Po drugiej ligowej porażce Wisły Kraków z rzędu przy Reymonta 22 zapaliła się lampka alarmowa. - Nie można powiedzieć, żeby zapomnieć i będzie dobrze. Nie będzie dobrze - grzmi pomocnik Wisły, Tomas Jirsak.
Maciej Kmita
Po 11 kolejnych meczach bez porażki, w dwóch ostatnich kolejkach lider ekstraklasy zdobył zero punktów. Po przegranej ze Śląskiem we Wrocławiu 0:2, w sobotę w identycznych rozmiarach uległ przed własną publicznością Górnikowi Zabrze. Tylko Polonii Bytom, która pokonała 3:2 Jagiellonię Białystok, Biała Gwiazda zawdzięcza to, że wciąż ma trzy "oczka" przewagi nad białostocczanami.
W ubiegłych sezonach lub jeszcze w rundzie jesiennej bieżących rozgrywek po takich spotkaniach wiślacy zwykli mówić, że to "wypadek przy pracy" albo "słabsza dyspozycja dnia i w następny weekend wszystko wróci do normy". Konwenanse przełamał teraz Tomas Jirsak: - Przegraliśmy u siebie w takim stylu, przed takimi kibicami... Sami jesteśmy sobie winni. Nie byliśmy zespołem, nie było kolektywu. Nie stwarzaliśmy sytuacji, zagraliśmy katastrofalnie.

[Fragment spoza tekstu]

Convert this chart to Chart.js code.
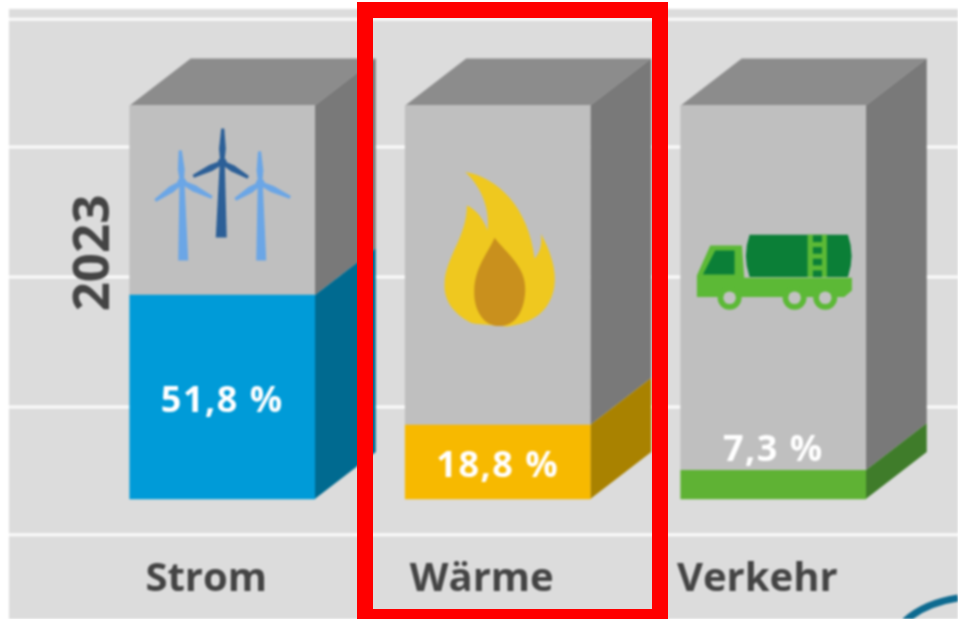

Trener Robert Maaskant również nie szukał tanich usprawiedliwień, ale ocenił drużynę w bardziej gładki sposób: - Pierwszy strzał na naszą bramkę Górnik zamienił na gola i od tego momentu nie graliśmy dobrze. Przed tym meczem mówiłem, że nasze jesienne spotkanie z Górnikiem było naszym najgorszym w sezonie. Myślę, że teraz nie zagraliśmy tak źle jak wtedy, ale nie zagraliśmy na naszym poziomie. Nie byliśmy po prostu wystarczający dobrzy.